To be done — The line holding "var yTicks = [0, -2, -4, -6, -8, -10];" is the last one to output; start at the first line of the data, keep every line in between exactly, and leave out pictures.

----

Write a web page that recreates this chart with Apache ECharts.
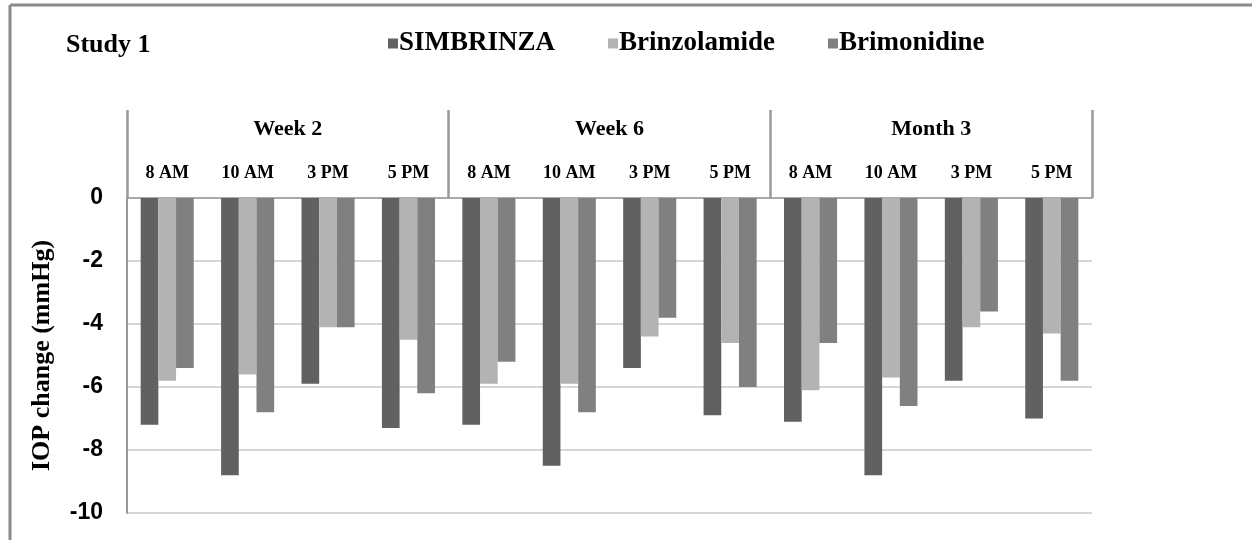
<!DOCTYPE html>
<html>
<head>
<meta charset="utf-8">
<script src="https://cdn.jsdelivr.net/npm/echarts@6/dist/echarts.min.js"></script>
<style>
html,body{margin:0;padding:0;background:#fff;}
#c{width:1252px;height:540px;}
</style>
</head>
<body>
<div id="c"></div>
<script>
// ---- data ----
var groups = ['Week 2', 'Week 6', 'Month 3'];
var times = ['8 AM', '10 AM', '3 PM', '5 PM'];
var seriesNames = ['SIMBRINZA', 'Brinzolamide', 'Brimonidine'];
var simbrinza    = [-7.2, -8.8, -5.9, -7.3,  -7.2, -8.5, -5.4, -6.9,  -7.1, -8.8, -5.8, -7.0];
var brinzolamide = [-5.8, -5.6, -4.1, -4.5,  -5.9, -5.9, -4.4, -4.6,  -6.1, -5.7, -4.1, -4.3];
var brimonidine  = [-5.4, -6.8, -4.1, -6.2,  -5.2, -6.8, -3.8, -6.0,  -4.6, -6.6, -3.6, -5.8];
var yTicks = [0, -2, -4, -6, -8, -10];

// ---- build ----
var categories = [];
groups.forEach(function (g) { times.forEach(function (t) { categories.push(g + '|' + t); }); });

var colors = ['#616161', '#b3b3b3', '#808080'];
var serif = '"Liberation Serif", "Times New Roman", serif';
var sans = '"Liberation Sans", Arial, sans-serif';

var chart = echarts.init(document.getElementById('c'), null, {renderer: 'canvas'});
var legendLefts = [383, 603, 823];
var option = {
  backgroundColor: '#ffffff',
  animation: false,
  title: {
    text: 'Study 1', left: 61, top: 27,
    textStyle: {fontFamily: serif, fontWeight: 'bold', fontSize: 26, color: '#000'}
  },
  legend: seriesNames.map(function (n, i) {
    return {
      data: [n], left: legendLefts[i], top: 25, itemWidth: 10, itemHeight: 10, itemGap: 2,
      icon: 'rect',
      textStyle: {fontFamily: serif, fontWeight: 'bold', fontSize: 27, color: '#000', padding: [0, 0, 0, -4]}
    };
  }),
  grid: {left: 127, right: 160, top: 198, bottom: 27, containLabel: false},
  xAxis: [{
    type: 'category', data: categories, position: 'top',
    axisLine: {show: true, lineStyle: {color: '#9a9a9a', width: 1.5}},
    axisTick: {show: false},
    axisLabel: {
      margin: 16, interval: 0,
      fontFamily: serif, fontWeight: 'bold', fontSize: 18, color: '#000',
      formatter: function (v) { return v.split('|')[1]; }
    }
  }, {
    type: 'category', data: groups, position: 'top',
    axisLine: {show: false},
    axisTick: {show: true, length: 88, lineStyle: {color: '#999', width: 2.5}},
    axisLabel: {margin: 58, fontFamily: serif, fontWeight: 'bold', fontSize: 22, color: '#000'}
  }],
  yAxis: {
    type: 'value', min: -10, max: 0, interval: 2,
    name: 'IOP change (mmHg)', nameLocation: 'middle', nameRotate: 90, nameGap: 72,
    nameTextStyle: {fontFamily: serif, fontWeight: 'bold', fontSize: 26, color: '#000'},
    axisLine: {show: true, lineStyle: {color: '#9a9a9a', width: 2}},
    axisTick: {show: false},
    splitLine: {show: true, lineStyle: {color: '#c8c8c8', width: 1.5}},
    axisLabel: {
      margin: 24, fontFamily: sans, fontWeight: 'bold', fontSize: 23, color: '#000',
      customValues: yTicks
    }
  },
  series: [simbrinza, brinzolamide, brimonidine].map(function (d, i) {
    return {
      name: seriesNames[i], type: 'bar', xAxisIndex: 0, data: d,
      barGap: '0%', barCategoryGap: '34%',
      itemStyle: {color: colors[i]}
    };
  }),
  graphic: [
    {type: 'line', shape: {x1: 10, y1: 5, x2: 1252, y2: 5}, style: {stroke: '#8a8a8a', lineWidth: 3}},
    {type: 'line', shape: {x1: 10, y1: 5, x2: 10, y2: 540}, style: {stroke: '#8a8a8a', lineWidth: 3}}
  ]
};
chart.setOption(option);
</script>
</body>
</html>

----

Completed task —
Write a web page that recreates this chart with Apache ECharts.
<!DOCTYPE html>
<html>
<head>
<meta charset="utf-8">
<script src="https://cdn.jsdelivr.net/npm/echarts@6/dist/echarts.min.js"></script>
<style>
html,body{margin:0;padding:0;background:#fff;}
#c{width:1252px;height:540px;}
</style>
</head>
<body>
<div id="c"></div>
<script>
// ---- data ----
var groups = ['Week 2', 'Week 6', 'Month 3'];
var times = ['8 AM', '10 AM', '3 PM', '5 PM'];
var seriesNames = ['SIMBRINZA', 'Brinzolamide', 'Brimonidine'];
var simbrinza    = [-7.2, -8.8, -5.9, -7.3,  -7.2, -8.5, -5.4, -6.9,  -7.1, -8.8, -5.8, -7.0];
var brinzolamide = [-5.8, -5.6, -4.1, -4.5,  -5.9, -5.9, -4.4, -4.6,  -6.1, -5.7, -4.1, -4.3];
var brimonidine  = [-5.4, -6.8, -4.1, -6.2,  -5.2, -6.8, -3.8, -6.0,  -4.6, -6.6, -3.6, -5.8];
var yTicks = [0, -2, -4, -6, -8, -10];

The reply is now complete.